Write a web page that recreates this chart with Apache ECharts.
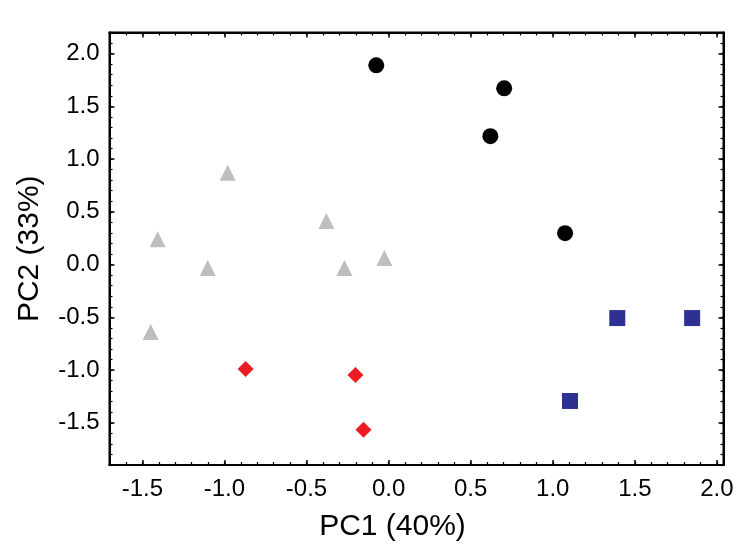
<!DOCTYPE html>
<html>
<head>
<meta charset="utf-8">
<script src="https://cdn.jsdelivr.net/npm/echarts@6/dist/echarts.min.js"></script>
<style>html,body{margin:0;padding:0;background:#fff;}#c{width:743px;height:558px;}</style>
</head>
<body>
<div id="c"></div>
<script>
// Data (PC1, PC2) per group
const circles = [[-0.075, 1.889], [0.704, 1.671], [0.62, 1.217], [1.075, 0.298]];
const squares = [[1.393, -0.507], [1.849, -0.507], [1.105, -1.293]];
const triangles = [[-0.98, 0.87], [-1.407, 0.241], [-1.102, -0.033], [-1.449, -0.639], [-0.379, 0.412], [-0.269, -0.033], [-0.026, 0.062]];
const diamonds = [[-0.871, -0.99], [-0.202, -1.046], [-0.153, -1.567]];
const xTicks = [-1.5, -1.0, -0.5, 0.0, 0.5, 1.0, 1.5, 2.0];
const yTicks = [-1.5, -1.0, -0.5, 0.0, 0.5, 1.0, 1.5, 2.0];
const xRange = [-1.7, 2.04];
const yRange = [-1.9, 2.2];
const xTitle = 'PC1 (40%)';
const yTitle = 'PC2 (33%)';

function minors(lo, hi, step) {
  const out = [];
  const s = Math.ceil(lo / step - 1e-9), e = Math.floor(hi / step + 1e-9);
  for (let i = s; i <= e; i++) out.push(+(i * step).toFixed(6));
  return out;
}
const xMinor = minors(xRange[0], xRange[1], 0.1);
const yMinor = minors(yRange[0], yRange[1], 0.1);
const FONT = 'Liberation Sans, Arial, sans-serif';

function axis(kind, pos, major, minor, lbl, name) {
  const range = kind === 'x' ? xRange : yRange;
  const base = {
    type: 'value', position: pos, min: range[0], max: range[1],
    splitLine: { show: false }
  };
  const a = Object.assign({}, base, {
    axisLine: { show: true, onZero: false, lineStyle: { color: '#000', width: 2 } },
    axisTick: { show: true, inside: true, length: 5, customValues: major, lineStyle: { color: '#000', width: 1.5 } },
    axisLabel: lbl ? { show: true, customValues: major, formatter: v => v.toFixed(1), color: '#000', fontSize: 24, fontFamily: FONT, margin: kind === 'x' ? 12 : 10 } : { show: false }
  });
  if (name) {
    a.name = name;
    a.nameLocation = 'middle';
    a.nameGap = kind === 'x' ? 47 : 65;
    a.nameTextStyle = kind === 'x'
      ? { fontSize: 30, fontFamily: FONT, color: '#000', padding: [0, 48, 0, 0] }
      : { fontSize: 30, fontFamily: FONT, color: '#000' };
  }
  const b = Object.assign({}, base, {
    axisLine: { show: false, onZero: false },
    axisTick: { show: true, inside: true, length: 3, customValues: minor, lineStyle: { color: '#000', width: 1.2 } },
    axisLabel: { show: false }
  });
  return [a, b];
}

const xAxes = [].concat(axis('x', 'bottom', xTicks, xMinor, true, xTitle), axis('x', 'top', xTicks, xMinor, false, null));
const yAxes = [].concat(axis('y', 'left', yTicks, yMinor, true, yTitle), axis('y', 'right', yTicks, yMinor, false, null));

const chart = echarts.init(document.getElementById('c'), null, { renderer: 'canvas' });
chart.setOption({
  animation: false,
  backgroundColor: '#fff',
  grid: { left: 109.5, right: 19.5, top: 32.5, bottom: 93, containLabel: false, outerBoundsMode: 'none',
          show: true, borderColor: '#000', borderWidth: 2, backgroundColor: 'transparent' },
  xAxis: xAxes,
  yAxis: yAxes,
  series: [
    { type: 'scatter', data: circles, symbol: 'circle', symbolSize: 16, itemStyle: { color: '#000', opacity: 1 } },
    { type: 'scatter', data: squares, symbol: 'rect', symbolSize: 16, itemStyle: { color: '#2E3192', opacity: 1 } },
    { type: 'scatter', data: triangles, symbol: 'triangle', symbolSize: 16, itemStyle: { color: '#BEBEBE', opacity: 1 } },
    { type: 'scatter', data: diamonds, symbol: 'diamond', symbolSize: 16, itemStyle: { color: '#ED1C24', opacity: 1 } }
  ]
});
</script>
</body>
</html>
--------------------------------
■ **Objective**:
Return only the lines from the start of the data through the line that contains "const FONT = 'Liberation", please, copying them exactly and omitting all pictures.

■ **Complete response**:
Write a web page that recreates this chart with Apache ECharts.
<!DOCTYPE html>
<html>
<head>
<meta charset="utf-8">
<script src="https://cdn.jsdelivr.net/npm/echarts@6/dist/echarts.min.js"></script>
<style>html,body{margin:0;padding:0;background:#fff;}#c{width:743px;height:558px;}</style>
</head>
<body>
<div id="c"></div>
<script>
// Data (PC1, PC2) per group
const circles = [[-0.075, 1.889], [0.704, 1.671], [0.62, 1.217], [1.075, 0.298]];
const squares = [[1.393, -0.507], [1.849, -0.507], [1.105, -1.293]];
const triangles = [[-0.98, 0.87], [-1.407, 0.241], [-1.102, -0.033], [-1.449, -0.639], [-0.379, 0.412], [-0.269, -0.033], [-0.026, 0.062]];
const diamonds = [[-0.871, -0.99], [-0.202, -1.046], [-0.153, -1.567]];
const xTicks = [-1.5, -1.0, -0.5, 0.0, 0.5, 1.0, 1.5, 2.0];
const yTicks = [-1.5, -1.0, -0.5, 0.0, 0.5, 1.0, 1.5, 2.0];
const xRange = [-1.7, 2.04];
const yRange = [-1.9, 2.2];
const xTitle = 'PC1 (40%)';
const yTitle = 'PC2 (33%)';

function minors(lo, hi, step) {
  const out = [];
  const s = Math.ceil(lo / step - 1e-9), e = Math.floor(hi / step + 1e-9);
  for (let i = s; i <= e; i++) out.push(+(i * step).toFixed(6));
  return out;
}
const xMinor = minors(xRange[0], xRange[1], 0.1);
const yMinor = minors(yRange[0], yRange[1], 0.1);
const FONT = 'Liberation Sans, Arial, sans-serif';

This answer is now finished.